>> START Records provided

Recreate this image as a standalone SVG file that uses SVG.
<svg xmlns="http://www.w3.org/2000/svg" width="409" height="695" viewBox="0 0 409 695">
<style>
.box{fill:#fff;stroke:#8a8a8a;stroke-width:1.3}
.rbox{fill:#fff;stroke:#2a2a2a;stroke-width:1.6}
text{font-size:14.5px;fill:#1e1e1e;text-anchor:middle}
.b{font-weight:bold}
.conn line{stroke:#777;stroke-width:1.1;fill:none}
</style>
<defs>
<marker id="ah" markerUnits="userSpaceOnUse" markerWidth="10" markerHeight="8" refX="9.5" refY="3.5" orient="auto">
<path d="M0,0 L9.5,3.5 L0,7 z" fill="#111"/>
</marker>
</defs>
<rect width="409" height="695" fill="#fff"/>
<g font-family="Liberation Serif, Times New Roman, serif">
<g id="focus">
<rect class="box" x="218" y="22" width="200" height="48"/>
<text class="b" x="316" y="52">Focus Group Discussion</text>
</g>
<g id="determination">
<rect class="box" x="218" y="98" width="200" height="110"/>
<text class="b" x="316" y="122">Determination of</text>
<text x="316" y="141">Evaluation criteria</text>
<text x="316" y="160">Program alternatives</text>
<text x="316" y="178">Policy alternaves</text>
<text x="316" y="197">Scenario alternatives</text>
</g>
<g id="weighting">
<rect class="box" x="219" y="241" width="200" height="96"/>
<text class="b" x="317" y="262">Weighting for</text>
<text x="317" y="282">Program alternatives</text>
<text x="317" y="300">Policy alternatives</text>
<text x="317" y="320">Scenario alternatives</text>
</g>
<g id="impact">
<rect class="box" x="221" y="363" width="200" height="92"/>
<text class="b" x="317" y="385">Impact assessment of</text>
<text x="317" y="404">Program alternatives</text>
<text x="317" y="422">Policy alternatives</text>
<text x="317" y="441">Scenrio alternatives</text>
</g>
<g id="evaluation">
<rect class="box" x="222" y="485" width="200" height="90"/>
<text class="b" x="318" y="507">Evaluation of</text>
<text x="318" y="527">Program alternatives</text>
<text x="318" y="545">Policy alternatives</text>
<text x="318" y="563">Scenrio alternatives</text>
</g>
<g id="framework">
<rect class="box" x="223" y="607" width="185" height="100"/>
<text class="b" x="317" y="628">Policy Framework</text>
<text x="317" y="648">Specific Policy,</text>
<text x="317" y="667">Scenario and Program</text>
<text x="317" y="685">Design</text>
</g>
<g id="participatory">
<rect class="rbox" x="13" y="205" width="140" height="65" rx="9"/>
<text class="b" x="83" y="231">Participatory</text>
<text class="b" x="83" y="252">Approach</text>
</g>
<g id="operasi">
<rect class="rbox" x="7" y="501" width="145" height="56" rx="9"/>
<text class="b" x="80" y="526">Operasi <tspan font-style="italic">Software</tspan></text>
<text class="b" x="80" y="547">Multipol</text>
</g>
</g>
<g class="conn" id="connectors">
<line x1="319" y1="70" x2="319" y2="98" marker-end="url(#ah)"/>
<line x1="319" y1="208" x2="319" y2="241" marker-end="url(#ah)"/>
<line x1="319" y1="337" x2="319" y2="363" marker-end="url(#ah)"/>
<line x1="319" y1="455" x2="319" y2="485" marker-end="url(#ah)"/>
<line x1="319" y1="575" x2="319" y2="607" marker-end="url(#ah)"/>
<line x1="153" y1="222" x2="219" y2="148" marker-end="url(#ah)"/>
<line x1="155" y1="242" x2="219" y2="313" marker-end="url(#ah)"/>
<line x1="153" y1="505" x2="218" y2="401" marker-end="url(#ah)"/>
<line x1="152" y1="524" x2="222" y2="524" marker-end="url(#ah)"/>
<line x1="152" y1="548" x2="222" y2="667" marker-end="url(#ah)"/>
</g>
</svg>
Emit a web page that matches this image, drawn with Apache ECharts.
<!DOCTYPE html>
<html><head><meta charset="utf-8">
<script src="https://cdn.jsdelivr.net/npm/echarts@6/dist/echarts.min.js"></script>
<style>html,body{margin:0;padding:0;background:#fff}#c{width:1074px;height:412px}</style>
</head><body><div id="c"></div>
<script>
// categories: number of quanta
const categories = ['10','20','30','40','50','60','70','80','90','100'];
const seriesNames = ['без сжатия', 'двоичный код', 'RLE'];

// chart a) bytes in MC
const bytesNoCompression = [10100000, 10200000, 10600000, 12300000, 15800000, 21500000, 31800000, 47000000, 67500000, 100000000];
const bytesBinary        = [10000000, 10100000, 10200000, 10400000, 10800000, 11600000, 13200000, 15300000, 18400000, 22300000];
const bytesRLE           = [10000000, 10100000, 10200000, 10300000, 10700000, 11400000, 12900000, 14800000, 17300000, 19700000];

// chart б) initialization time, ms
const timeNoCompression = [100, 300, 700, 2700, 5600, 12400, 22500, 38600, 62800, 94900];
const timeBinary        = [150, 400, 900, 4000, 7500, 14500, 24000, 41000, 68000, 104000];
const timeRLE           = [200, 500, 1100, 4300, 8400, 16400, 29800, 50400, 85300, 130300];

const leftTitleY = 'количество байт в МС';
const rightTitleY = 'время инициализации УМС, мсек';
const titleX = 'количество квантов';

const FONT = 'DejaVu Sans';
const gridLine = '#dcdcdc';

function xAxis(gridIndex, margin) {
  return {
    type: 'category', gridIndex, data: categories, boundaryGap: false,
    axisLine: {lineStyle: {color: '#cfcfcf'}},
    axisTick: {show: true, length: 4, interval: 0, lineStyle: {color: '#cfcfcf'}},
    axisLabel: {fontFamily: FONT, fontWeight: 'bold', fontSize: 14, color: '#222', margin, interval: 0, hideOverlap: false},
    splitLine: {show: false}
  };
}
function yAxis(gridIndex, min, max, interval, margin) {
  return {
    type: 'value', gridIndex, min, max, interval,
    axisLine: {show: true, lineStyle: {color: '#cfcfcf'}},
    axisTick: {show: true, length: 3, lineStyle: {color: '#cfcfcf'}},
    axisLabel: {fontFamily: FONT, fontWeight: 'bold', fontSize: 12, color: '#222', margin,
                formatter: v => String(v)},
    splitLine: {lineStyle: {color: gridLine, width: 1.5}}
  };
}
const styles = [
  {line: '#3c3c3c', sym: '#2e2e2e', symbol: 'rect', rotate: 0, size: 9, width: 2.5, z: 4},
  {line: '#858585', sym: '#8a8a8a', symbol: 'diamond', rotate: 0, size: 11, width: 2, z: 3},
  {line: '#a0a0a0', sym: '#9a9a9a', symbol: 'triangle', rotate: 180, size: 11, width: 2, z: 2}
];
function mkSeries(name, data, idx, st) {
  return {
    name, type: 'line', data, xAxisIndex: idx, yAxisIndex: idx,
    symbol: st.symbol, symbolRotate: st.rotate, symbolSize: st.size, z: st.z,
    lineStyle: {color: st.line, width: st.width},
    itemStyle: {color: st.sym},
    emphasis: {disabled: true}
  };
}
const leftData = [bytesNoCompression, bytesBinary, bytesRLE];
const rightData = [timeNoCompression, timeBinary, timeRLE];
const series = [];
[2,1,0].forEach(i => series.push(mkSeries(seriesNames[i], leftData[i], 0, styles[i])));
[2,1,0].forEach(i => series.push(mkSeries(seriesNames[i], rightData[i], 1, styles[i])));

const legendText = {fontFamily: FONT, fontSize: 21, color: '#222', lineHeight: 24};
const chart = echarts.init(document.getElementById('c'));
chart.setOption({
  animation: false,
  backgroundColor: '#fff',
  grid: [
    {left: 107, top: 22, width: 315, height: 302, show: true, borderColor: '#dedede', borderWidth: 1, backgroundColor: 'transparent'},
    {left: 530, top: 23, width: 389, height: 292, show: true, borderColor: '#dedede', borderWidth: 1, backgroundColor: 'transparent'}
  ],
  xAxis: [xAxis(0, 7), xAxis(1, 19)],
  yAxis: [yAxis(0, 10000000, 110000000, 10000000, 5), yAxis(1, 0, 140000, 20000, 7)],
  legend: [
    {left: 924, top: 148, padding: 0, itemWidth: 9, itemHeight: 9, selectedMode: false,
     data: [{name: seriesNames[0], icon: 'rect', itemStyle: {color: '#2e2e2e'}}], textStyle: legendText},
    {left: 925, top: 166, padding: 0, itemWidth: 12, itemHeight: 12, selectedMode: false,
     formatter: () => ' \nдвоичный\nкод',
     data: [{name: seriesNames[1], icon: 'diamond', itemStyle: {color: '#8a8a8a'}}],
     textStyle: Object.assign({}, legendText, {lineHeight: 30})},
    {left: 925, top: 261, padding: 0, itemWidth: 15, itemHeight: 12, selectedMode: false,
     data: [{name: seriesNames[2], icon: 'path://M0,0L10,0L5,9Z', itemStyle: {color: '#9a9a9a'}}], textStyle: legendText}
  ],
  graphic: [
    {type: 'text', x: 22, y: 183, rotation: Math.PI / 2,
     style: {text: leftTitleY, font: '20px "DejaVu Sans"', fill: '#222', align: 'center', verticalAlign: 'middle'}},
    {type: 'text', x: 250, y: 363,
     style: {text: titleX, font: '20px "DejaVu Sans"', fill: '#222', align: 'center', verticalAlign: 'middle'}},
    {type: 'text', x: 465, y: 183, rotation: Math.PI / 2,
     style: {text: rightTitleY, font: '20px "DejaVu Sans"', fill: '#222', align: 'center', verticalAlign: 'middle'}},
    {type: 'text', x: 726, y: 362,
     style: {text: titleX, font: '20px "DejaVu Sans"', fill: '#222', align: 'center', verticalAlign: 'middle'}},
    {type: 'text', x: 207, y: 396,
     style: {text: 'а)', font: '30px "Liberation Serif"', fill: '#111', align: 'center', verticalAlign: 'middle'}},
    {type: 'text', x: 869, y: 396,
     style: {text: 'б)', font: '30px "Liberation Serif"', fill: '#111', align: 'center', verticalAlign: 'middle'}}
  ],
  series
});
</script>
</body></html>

>> END Records provided

Exercise instructions: Report the number of lines in the entries above that include the string "image". Give nothing but the number.

Result of this task: 2